MTCNN in Machine Learning

Introduction

Face detection plays a vital role in computer vision, and MTCNN (Multi-task Cascaded Convolutional Networks) is one of the most effective and widely adopted techniques for this purpose. In this blog, we will explore how MTCNN works, its use cases, technical workflow, advantages, limitations, and the tools that support its implementation. Whether you’re a student, a researcher, or a machine learning engineer, understanding MTCNN will enhance your understanding of how facial data is processed in real time with high accuracy.

Understanding the Basics of MTCNN

MTCNN is a deep learning-based face detection algorithm that combines detection and alignment in a single pipeline. It is designed to locate faces in an image and identify facial landmarks such as eyes, nose, and mouth.

1.P-Net (Proposal Network) – quickly generates candidate windows

2.R-Net (Refine Network) – refines the candidates

3.O-Net (Output Network) – performs final detection and landmark localization

This multi-stage approach ensures high precision and robustness, even under varied lighting, orientation, and occlusion conditions.
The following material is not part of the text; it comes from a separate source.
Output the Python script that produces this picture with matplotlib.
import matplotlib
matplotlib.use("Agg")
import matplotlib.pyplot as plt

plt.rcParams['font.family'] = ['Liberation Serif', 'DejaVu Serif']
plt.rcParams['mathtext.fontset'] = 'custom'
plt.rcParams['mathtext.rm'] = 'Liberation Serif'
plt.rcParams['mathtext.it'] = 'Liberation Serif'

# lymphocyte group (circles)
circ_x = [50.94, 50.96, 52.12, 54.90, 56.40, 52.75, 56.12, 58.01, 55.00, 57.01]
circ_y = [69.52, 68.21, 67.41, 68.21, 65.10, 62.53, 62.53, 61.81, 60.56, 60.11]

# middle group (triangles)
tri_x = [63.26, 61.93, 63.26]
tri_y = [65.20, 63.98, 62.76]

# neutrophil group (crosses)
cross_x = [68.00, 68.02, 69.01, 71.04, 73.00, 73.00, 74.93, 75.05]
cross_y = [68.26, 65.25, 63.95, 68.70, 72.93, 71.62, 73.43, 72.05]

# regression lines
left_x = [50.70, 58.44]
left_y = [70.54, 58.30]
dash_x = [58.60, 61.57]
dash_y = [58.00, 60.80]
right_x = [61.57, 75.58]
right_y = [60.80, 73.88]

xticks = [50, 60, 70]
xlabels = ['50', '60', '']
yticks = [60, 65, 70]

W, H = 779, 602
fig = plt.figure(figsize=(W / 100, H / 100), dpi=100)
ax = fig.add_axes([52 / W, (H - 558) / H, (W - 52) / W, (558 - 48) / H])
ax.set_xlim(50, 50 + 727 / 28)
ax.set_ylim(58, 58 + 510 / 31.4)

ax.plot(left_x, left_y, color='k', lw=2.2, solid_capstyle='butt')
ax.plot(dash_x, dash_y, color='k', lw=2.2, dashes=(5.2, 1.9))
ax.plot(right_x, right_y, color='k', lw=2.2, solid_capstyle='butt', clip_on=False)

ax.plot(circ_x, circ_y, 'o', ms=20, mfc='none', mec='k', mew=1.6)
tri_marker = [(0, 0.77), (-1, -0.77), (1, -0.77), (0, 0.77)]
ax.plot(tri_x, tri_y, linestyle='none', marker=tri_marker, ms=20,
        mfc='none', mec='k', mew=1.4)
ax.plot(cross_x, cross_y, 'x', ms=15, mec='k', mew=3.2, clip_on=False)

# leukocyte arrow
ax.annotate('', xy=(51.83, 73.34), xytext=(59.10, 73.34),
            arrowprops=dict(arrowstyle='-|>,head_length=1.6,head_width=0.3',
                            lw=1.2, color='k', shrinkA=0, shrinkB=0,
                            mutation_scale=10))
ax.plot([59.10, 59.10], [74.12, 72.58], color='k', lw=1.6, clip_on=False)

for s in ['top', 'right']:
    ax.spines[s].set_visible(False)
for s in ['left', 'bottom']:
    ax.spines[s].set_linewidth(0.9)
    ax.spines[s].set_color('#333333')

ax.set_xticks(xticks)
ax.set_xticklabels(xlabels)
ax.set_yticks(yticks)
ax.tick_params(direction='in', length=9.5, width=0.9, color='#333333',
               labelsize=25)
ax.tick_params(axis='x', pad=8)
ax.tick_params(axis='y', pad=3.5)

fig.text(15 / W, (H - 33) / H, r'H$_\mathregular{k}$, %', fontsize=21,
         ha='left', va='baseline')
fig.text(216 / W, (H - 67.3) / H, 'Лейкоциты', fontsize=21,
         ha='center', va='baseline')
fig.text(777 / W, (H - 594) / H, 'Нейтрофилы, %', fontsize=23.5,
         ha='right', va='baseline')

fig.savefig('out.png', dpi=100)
Applications of MTCNN in Real-World Scenarios

1.Face Recognition Systems: For initial face localization before recognition
2.Smartphone Cameras: Face focus, beautification, and unlock features
3. Security and Surveillance: Monitoring and tracking individuals in public spaces
4. E-learning & Attendance Systems: Auto face detection for attendance validation

Technical Workflow of MTCNN Algorithm

1.P-Net (Proposal Network): Scans the image at multiple scales and generates face candidates.
2.R-Net (Refine Network): Eliminates false positives and refines bounding boxes.
3.O-Net (Output Network): Provides the final bounding boxes and detects five facial landmarks (eyes, nose, and mouth corners).
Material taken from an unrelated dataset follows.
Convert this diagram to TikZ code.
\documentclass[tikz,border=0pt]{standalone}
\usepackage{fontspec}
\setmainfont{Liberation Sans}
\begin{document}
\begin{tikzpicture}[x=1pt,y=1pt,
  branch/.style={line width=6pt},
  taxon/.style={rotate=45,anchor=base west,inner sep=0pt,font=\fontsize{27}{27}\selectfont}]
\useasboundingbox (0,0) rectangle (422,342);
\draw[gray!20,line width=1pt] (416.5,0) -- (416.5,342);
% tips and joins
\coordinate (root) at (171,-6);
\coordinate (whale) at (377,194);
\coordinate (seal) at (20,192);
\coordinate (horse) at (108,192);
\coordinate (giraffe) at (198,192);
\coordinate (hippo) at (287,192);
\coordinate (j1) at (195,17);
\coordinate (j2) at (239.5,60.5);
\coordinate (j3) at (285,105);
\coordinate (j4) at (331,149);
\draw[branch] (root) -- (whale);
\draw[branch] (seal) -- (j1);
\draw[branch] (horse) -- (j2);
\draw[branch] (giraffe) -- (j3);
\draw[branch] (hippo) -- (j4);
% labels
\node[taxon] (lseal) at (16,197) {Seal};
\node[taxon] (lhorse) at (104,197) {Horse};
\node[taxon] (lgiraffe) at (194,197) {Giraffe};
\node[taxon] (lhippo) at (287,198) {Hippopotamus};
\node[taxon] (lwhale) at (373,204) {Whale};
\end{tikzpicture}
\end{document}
Advantages and Limitations of MTCNN

 Advantages

1.High Accuracy in face detection and landmark localization
2.Works well in varied conditions: Different poses, occlusion, and lighting
3.End-to-end pipeline: Combines detection and alignment in one model
4.Efficient for real-time applications

Limitations

1.Heavy computational load on limited hardware (especially mobile devices)
2.Not ideal for crowded scenes with tiny or overlapping faces
3.Requires GPU or optimized libraries for best performance

Tools and Technologies Supporting MTCNN

 Popular Tools:

1.Python (using TensorFlow or PyTorch) – Most common implementation
2.Facenet-Pytorch – A popular pre-trained PyTorch version of MTCNN
3.OpenCV – Can integrate with MTCNN for image processing
4.Keras – Custom implementations using CNN layers
5.ONNX Runtime – For deploying across platforms including edge devices

These tools allow MTCNN to be deployed in apps, web platforms, surveillance systems, and even on embedded systems like Raspberry Pi or NVIDIA Jetson Nano.

MTCNN remains one of the most accurate and dependable algorithms for face detection and facial landmark recognition. Its multi-stage CNN architecture, real-time performance, and ability to localize key facial points make it a favorite in both research and commercial applications.